The virus is transmitted to humans after close contact to poultry
The disease, which has infected millions of chickens across Asia, has so far killed 10 people, with other cases suspected.
Countries across Asia are battling to stop the spread of the disease by culling poultry.
A different strain of the disease killed six people in Hong Kong in 1997.
BBC News Online examines the disease.
Avian flu was thought to infect birds only until it jumped the species barrier for the first time in Hong Kong in 1997.
It has been known for some time that a wide range of influenza viruses circulate in wild birds.
Subtypes of the influenza A virus known as (H5N1) and (H9N2) have been known to infect humans.
And in April last year a Dutch veterinarian who had been working on a farm infected with bird flu became ill with a strain (H7) of the disease and died of pneumonia.

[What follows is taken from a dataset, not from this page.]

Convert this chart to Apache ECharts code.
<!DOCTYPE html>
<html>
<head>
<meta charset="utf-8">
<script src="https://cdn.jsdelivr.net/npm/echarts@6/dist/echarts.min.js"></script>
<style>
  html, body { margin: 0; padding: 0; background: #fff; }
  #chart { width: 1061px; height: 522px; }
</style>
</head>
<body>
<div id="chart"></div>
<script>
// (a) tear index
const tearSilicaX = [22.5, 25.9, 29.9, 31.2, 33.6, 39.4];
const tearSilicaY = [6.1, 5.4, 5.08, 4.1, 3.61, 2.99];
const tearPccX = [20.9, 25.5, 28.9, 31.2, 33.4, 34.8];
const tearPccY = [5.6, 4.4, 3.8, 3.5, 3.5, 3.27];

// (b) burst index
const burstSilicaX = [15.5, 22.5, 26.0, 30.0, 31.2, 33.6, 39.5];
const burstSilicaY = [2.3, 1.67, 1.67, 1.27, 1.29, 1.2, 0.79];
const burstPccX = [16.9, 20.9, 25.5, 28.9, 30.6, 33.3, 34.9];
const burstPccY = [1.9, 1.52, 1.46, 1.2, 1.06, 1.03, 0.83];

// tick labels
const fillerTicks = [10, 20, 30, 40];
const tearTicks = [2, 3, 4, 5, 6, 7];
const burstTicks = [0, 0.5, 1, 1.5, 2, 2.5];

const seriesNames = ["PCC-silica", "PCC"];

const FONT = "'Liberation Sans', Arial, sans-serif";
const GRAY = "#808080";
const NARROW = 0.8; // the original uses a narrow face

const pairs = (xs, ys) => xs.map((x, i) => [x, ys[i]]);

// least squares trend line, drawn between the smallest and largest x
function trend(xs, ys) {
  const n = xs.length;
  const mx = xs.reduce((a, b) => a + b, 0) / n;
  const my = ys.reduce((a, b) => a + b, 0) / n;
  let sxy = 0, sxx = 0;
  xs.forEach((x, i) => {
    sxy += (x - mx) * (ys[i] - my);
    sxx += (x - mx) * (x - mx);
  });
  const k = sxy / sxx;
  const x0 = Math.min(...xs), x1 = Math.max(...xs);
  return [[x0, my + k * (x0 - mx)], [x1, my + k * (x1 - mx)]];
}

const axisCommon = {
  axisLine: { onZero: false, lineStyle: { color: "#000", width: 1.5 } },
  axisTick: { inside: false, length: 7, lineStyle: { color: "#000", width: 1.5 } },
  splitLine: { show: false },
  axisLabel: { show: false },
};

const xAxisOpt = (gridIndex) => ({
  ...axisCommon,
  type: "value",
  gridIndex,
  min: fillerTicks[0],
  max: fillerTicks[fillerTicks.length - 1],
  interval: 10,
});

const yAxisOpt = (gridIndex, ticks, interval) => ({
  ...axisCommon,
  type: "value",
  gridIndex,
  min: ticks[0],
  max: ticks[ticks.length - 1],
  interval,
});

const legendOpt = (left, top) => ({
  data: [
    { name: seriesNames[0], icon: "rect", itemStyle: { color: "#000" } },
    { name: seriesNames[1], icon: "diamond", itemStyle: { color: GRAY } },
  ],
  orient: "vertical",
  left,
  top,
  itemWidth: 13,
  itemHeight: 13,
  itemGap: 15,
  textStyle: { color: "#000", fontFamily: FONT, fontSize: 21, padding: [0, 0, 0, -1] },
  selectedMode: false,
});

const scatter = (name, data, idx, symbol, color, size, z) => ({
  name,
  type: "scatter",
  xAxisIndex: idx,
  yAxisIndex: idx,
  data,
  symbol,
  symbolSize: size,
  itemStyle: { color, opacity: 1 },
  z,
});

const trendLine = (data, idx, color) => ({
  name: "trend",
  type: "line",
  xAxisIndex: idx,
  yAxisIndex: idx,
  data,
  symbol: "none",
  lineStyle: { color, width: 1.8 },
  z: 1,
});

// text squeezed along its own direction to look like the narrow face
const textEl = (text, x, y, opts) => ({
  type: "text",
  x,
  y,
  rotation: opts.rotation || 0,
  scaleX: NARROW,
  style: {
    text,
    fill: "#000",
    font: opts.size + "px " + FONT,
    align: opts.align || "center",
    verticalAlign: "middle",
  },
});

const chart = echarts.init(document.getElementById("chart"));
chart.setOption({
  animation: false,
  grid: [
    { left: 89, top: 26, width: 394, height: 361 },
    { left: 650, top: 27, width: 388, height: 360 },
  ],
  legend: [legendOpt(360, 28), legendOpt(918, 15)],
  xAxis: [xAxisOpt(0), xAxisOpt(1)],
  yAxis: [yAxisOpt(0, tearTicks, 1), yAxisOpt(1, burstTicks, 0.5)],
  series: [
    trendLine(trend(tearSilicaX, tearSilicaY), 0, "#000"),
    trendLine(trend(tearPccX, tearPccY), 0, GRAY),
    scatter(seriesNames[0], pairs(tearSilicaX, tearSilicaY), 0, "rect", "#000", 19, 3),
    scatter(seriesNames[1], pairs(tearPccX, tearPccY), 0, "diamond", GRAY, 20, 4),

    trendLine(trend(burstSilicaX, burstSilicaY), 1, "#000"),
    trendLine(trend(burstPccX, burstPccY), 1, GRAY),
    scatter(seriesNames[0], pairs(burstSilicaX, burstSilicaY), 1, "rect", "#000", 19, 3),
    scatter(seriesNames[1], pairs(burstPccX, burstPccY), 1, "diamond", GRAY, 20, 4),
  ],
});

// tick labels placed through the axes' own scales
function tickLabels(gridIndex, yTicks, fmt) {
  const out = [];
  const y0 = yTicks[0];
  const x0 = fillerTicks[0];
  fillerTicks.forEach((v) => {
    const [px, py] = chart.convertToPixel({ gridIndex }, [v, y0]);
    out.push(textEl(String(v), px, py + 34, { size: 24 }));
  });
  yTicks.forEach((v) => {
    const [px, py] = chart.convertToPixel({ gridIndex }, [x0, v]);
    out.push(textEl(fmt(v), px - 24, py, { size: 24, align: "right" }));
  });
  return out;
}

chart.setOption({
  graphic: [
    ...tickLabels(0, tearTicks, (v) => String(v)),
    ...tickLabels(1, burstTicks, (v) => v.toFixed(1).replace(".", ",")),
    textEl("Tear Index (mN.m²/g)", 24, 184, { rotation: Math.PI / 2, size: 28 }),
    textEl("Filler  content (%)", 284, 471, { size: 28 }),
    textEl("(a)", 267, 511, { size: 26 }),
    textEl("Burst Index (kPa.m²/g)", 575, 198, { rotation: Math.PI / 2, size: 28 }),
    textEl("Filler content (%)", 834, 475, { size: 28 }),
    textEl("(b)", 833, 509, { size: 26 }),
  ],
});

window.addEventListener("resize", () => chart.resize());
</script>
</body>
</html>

The outbreak - of the H5N1 sub-type - went on to kill six people and infect 12 others in a small but densely populated area. Nine cases were children under the age of 10.
In March 1999, there were two cases of human infection by the H9N2 strain, also in Hong Kong.
Both viruses were known to be circulating among chickens in Hong Kong, and some of the cases were known to have had contact with poultry before they became ill.
Although it was not possible to establish how every case became infected, it is most likely that the individuals who contracted avian flu did so directly through exposure to chickens.
However, there was no evidence of wider spread and no evidence of human-to-human transmission with either strain.
It is also clear that transmission from birds to humans is a rare event.
But the WHO has warned that avian flu does have the potential to be more serious than the Sars virus which emerged in 2003, if it mutates into a more lethal form or a form which can pass from human to human.
The fear is that the more widespread it becomes the more chance there is that it could alter its form.
WHO are particuarly concerned about the virus' potential to swap genes with a common flu virus, creating a lethal pathogen that could spread around the globe within months.
Investigations into the Hong Kong outbreaks suggest there were conditions which made transmission to humans more likely:
- poor sanitation of the wholesale markets for poultry and the chicken stalls in the retailed outlets
- chicken stalls and markets in close proximity to the living and playing areas of a great majority of the housing estates
- no central slaughtering facility for chickens, and the practice of slaughtering chickens at the retailed outlets is highly unsatisfactory.
- no system to monitor the importation of chickens into Hong Kong from the China mainland to ensure public health safety
- poor standard of hygiene of local chicken farms
The symptoms of H5N1 are very similar to other influenza viruses, typically with fever, malaise, myalgia, sore throat and cough. Conjunctivitis is seen in some patients.